Start of Stored data
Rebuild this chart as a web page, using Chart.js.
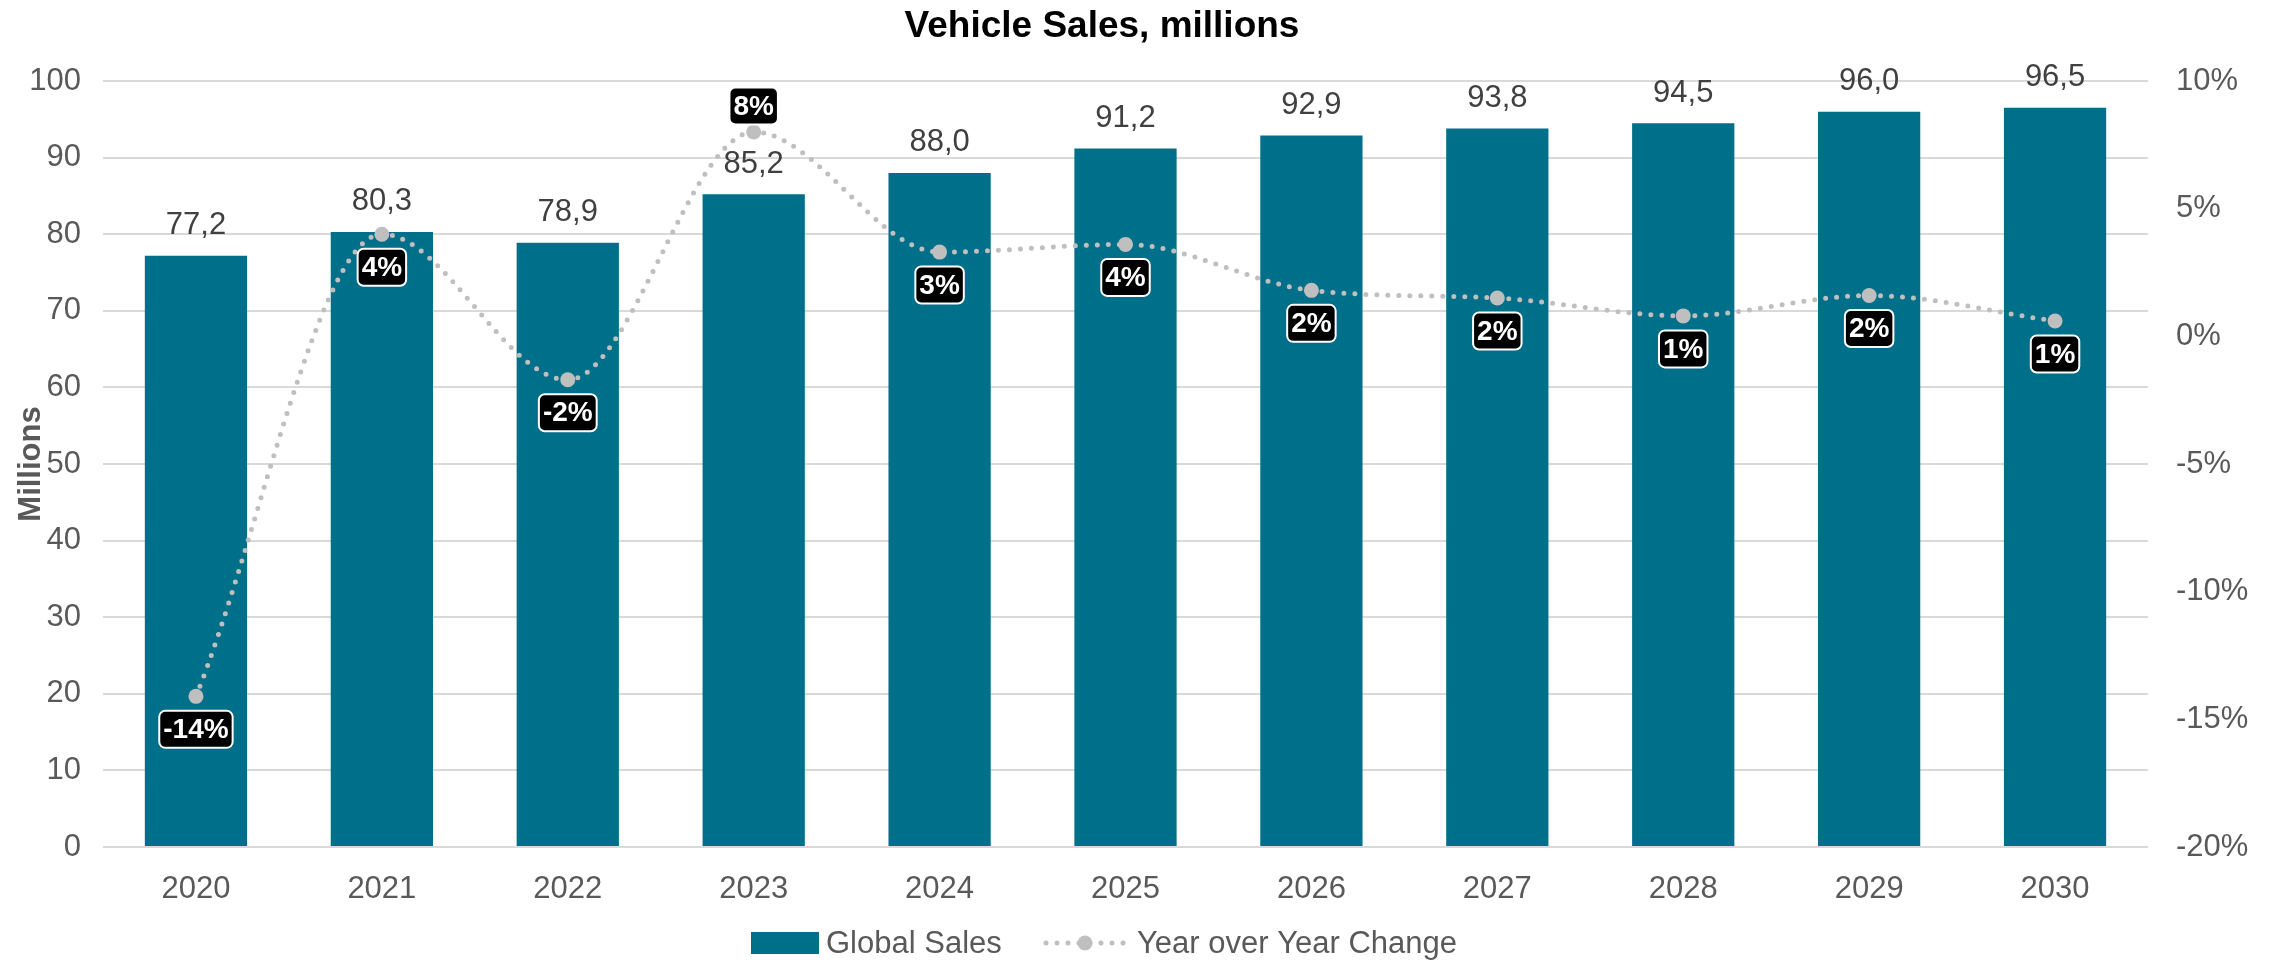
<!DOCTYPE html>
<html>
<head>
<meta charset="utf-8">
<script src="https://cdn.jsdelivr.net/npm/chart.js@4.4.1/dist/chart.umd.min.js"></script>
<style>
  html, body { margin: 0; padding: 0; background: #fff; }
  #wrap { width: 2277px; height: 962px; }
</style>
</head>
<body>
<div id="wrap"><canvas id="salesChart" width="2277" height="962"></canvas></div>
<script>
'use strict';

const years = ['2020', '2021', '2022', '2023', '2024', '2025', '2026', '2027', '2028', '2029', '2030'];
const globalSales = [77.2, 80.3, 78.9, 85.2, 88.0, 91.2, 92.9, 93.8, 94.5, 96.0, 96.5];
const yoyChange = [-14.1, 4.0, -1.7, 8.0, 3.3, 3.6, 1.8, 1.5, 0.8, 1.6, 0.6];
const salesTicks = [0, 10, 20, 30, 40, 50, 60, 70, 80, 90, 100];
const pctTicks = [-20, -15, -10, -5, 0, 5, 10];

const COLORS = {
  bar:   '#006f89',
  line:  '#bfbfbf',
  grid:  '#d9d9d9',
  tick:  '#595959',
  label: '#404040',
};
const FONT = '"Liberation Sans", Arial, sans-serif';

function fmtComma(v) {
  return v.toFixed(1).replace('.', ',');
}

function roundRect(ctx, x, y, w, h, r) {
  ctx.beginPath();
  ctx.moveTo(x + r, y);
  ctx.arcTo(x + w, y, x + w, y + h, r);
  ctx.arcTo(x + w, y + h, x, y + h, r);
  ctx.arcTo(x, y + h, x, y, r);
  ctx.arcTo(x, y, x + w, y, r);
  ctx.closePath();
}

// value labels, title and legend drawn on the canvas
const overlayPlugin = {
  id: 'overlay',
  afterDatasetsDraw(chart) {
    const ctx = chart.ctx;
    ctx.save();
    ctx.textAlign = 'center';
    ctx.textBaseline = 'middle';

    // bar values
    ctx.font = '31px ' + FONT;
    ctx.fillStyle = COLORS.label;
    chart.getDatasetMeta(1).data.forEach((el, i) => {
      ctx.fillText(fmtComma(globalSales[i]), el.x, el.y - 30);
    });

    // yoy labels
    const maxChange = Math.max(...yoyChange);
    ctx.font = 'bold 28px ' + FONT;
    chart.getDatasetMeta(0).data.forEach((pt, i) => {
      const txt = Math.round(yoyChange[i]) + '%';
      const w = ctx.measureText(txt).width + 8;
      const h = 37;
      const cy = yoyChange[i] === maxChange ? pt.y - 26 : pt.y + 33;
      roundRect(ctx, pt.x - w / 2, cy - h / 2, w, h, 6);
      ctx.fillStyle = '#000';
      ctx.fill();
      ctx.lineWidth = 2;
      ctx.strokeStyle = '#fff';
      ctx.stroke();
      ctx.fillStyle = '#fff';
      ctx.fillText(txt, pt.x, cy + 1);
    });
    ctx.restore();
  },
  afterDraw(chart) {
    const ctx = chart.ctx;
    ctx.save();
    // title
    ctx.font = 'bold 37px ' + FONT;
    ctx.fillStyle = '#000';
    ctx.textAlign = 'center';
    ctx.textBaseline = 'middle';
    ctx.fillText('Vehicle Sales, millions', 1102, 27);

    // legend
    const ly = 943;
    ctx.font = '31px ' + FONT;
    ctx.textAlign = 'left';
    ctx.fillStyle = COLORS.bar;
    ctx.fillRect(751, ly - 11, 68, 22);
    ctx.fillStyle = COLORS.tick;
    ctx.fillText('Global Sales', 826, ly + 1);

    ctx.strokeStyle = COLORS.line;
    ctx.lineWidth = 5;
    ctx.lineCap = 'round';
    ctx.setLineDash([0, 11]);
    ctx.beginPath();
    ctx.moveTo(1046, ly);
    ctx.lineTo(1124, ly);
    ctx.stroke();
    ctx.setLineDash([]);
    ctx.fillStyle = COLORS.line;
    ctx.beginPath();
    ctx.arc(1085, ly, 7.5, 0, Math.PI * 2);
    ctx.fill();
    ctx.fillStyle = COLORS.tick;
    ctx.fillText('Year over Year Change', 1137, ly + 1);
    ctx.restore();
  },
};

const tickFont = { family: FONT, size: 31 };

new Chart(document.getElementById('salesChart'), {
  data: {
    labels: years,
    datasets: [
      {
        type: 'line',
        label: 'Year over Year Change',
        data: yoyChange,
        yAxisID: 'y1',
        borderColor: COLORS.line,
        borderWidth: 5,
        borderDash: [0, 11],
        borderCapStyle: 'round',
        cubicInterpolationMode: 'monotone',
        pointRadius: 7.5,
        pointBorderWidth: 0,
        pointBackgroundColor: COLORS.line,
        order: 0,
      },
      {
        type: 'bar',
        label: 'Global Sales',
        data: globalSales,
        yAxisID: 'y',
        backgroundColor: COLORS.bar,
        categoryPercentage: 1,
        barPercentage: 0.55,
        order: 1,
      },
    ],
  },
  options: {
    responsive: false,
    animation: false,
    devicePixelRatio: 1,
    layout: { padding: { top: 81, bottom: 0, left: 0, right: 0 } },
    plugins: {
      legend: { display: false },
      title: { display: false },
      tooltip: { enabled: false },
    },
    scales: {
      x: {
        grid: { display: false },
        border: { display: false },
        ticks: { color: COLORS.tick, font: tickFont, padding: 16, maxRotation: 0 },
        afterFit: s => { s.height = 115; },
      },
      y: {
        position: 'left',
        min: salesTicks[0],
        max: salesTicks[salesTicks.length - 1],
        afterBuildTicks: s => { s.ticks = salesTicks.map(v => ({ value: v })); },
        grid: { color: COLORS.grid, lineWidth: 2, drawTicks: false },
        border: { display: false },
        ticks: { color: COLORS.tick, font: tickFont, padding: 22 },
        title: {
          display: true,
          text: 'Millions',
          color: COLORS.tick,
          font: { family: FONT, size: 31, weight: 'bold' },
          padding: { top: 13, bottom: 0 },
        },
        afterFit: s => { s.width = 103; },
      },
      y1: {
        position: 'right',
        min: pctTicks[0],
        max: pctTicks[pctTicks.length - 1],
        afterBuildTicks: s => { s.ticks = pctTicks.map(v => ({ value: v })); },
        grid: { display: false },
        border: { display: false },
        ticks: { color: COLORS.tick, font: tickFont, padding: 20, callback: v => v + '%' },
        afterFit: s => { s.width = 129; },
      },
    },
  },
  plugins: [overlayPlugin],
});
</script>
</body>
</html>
End of Stored data
Task :: Leave out the pictures and give the listing above again exactly.

Solution ::
Rebuild this chart as a web page, using Chart.js.
<!DOCTYPE html>
<html>
<head>
<meta charset="utf-8">
<script src="https://cdn.jsdelivr.net/npm/chart.js@4.4.1/dist/chart.umd.min.js"></script>
<style>
  html, body { margin: 0; padding: 0; background: #fff; }
  #wrap { width: 2277px; height: 962px; }
</style>
</head>
<body>
<div id="wrap"><canvas id="salesChart" width="2277" height="962"></canvas></div>
<script>
'use strict';

const years = ['2020', '2021', '2022', '2023', '2024', '2025', '2026', '2027', '2028', '2029', '2030'];
const globalSales = [77.2, 80.3, 78.9, 85.2, 88.0, 91.2, 92.9, 93.8, 94.5, 96.0, 96.5];
const yoyChange = [-14.1, 4.0, -1.7, 8.0, 3.3, 3.6, 1.8, 1.5, 0.8, 1.6, 0.6];
const salesTicks = [0, 10, 20, 30, 40, 50, 60, 70, 80, 90, 100];
const pctTicks = [-20, -15, -10, -5, 0, 5, 10];

const COLORS = {
  bar:   '#006f89',
  line:  '#bfbfbf',
  grid:  '#d9d9d9',
  tick:  '#595959',
  label: '#404040',
};
const FONT = '"Liberation Sans", Arial, sans-serif';

function fmtComma(v) {
  return v.toFixed(1).replace('.', ',');
}

function roundRect(ctx, x, y, w, h, r) {
  ctx.beginPath();
  ctx.moveTo(x + r, y);
  ctx.arcTo(x + w, y, x + w, y + h, r);
  ctx.arcTo(x + w, y + h, x, y + h, r);
  ctx.arcTo(x, y + h, x, y, r);
  ctx.arcTo(x, y, x + w, y, r);
  ctx.closePath();
}

// value labels, title and legend drawn on the canvas
const overlayPlugin = {
  id: 'overlay',
  afterDatasetsDraw(chart) {
    const ctx = chart.ctx;
    ctx.save();
    ctx.textAlign = 'center';
    ctx.textBaseline = 'middle';

    // bar values
    ctx.font = '31px ' + FONT;
    ctx.fillStyle = COLORS.label;
    chart.getDatasetMeta(1).data.forEach((el, i) => {
      ctx.fillText(fmtComma(globalSales[i]), el.x, el.y - 30);
    });

    // yoy labels
    const maxChange = Math.max(...yoyChange);
    ctx.font = 'bold 28px ' + FONT;
    chart.getDatasetMeta(0).data.forEach((pt, i) => {
      const txt = Math.round(yoyChange[i]) + '%';
      const w = ctx.measureText(txt).width + 8;
      const h = 37;
      const cy = yoyChange[i] === maxChange ? pt.y - 26 : pt.y + 33;
      roundRect(ctx, pt.x - w / 2, cy - h / 2, w, h, 6);
      ctx.fillStyle = '#000';
      ctx.fill();
      ctx.lineWidth = 2;
      ctx.strokeStyle = '#fff';
      ctx.stroke();
      ctx.fillStyle = '#fff';
      ctx.fillText(txt, pt.x, cy + 1);
    });
    ctx.restore();
  },
  afterDraw(chart) {
    const ctx = chart.ctx;
    ctx.save();
    // title
    ctx.font = 'bold 37px ' + FONT;
    ctx.fillStyle = '#000';
    ctx.textAlign = 'center';
    ctx.textBaseline = 'middle';
    ctx.fillText('Vehicle Sales, millions', 1102, 27);

    // legend
    const ly = 943;
    ctx.font = '31px ' + FONT;
    ctx.textAlign = 'left';
    ctx.fillStyle = COLORS.bar;
    ctx.fillRect(751, ly - 11, 68, 22);
    ctx.fillStyle = COLORS.tick;
    ctx.fillText('Global Sales', 826, ly + 1);

    ctx.strokeStyle = COLORS.line;
    ctx.lineWidth = 5;
    ctx.lineCap = 'round';
    ctx.setLineDash([0, 11]);
    ctx.beginPath();
    ctx.moveTo(1046, ly);
    ctx.lineTo(1124, ly);
    ctx.stroke();
    ctx.setLineDash([]);
    ctx.fillStyle = COLORS.line;
    ctx.beginPath();
    ctx.arc(1085, ly, 7.5, 0, Math.PI * 2);
    ctx.fill();
    ctx.fillStyle = COLORS.tick;
    ctx.fillText('Year over Year Change', 1137, ly + 1);
    ctx.restore();
  },
};

const tickFont = { family: FONT, size: 31 };

new Chart(document.getElementById('salesChart'), {
  data: {
    labels: years,
    datasets: [
      {
        type: 'line',
        label: 'Year over Year Change',
        data: yoyChange,
        yAxisID: 'y1',
        borderColor: COLORS.line,
        borderWidth: 5,
        borderDash: [0, 11],
        borderCapStyle: 'round',
        cubicInterpolationMode: 'monotone',
        pointRadius: 7.5,
        pointBorderWidth: 0,
        pointBackgroundColor: COLORS.line,
        order: 0,
      },
      {
        type: 'bar',
        label: 'Global Sales',
        data: globalSales,
        yAxisID: 'y',
        backgroundColor: COLORS.bar,
        categoryPercentage: 1,
        barPercentage: 0.55,
        order: 1,
      },
    ],
  },
  options: {
    responsive: false,
    animation: false,
    devicePixelRatio: 1,
    layout: { padding: { top: 81, bottom: 0, left: 0, right: 0 } },
    plugins: {
      legend: { display: false },
      title: { display: false },
      tooltip: { enabled: false },
    },
    scales: {
      x: {
        grid: { display: false },
        border: { display: false },
        ticks: { color: COLORS.tick, font: tickFont, padding: 16, maxRotation: 0 },
        afterFit: s => { s.height = 115; },
      },
      y: {
        position: 'left',
        min: salesTicks[0],
        max: salesTicks[salesTicks.length - 1],
        afterBuildTicks: s => { s.ticks = salesTicks.map(v => ({ value: v })); },
        grid: { color: COLORS.grid, lineWidth: 2, drawTicks: false },
        border: { display: false },
        ticks: { color: COLORS.tick, font: tickFont, padding: 22 },
        title: {
          display: true,
          text: 'Millions',
          color: COLORS.tick,
          font: { family: FONT, size: 31, weight: 'bold' },
          padding: { top: 13, bottom: 0 },
        },
        afterFit: s => { s.width = 103; },
      },
      y1: {
        position: 'right',
        min: pctTicks[0],
        max: pctTicks[pctTicks.length - 1],
        afterBuildTicks: s => { s.ticks = pctTicks.map(v => ({ value: v })); },
        grid: { display: false },
        border: { display: false },
        ticks: { color: COLORS.tick, font: tickFont, padding: 20, callback: v => v + '%' },
        afterFit: s => { s.width = 129; },
      },
    },
  },
  plugins: [overlayPlugin],
});
</script>
</body>
</html>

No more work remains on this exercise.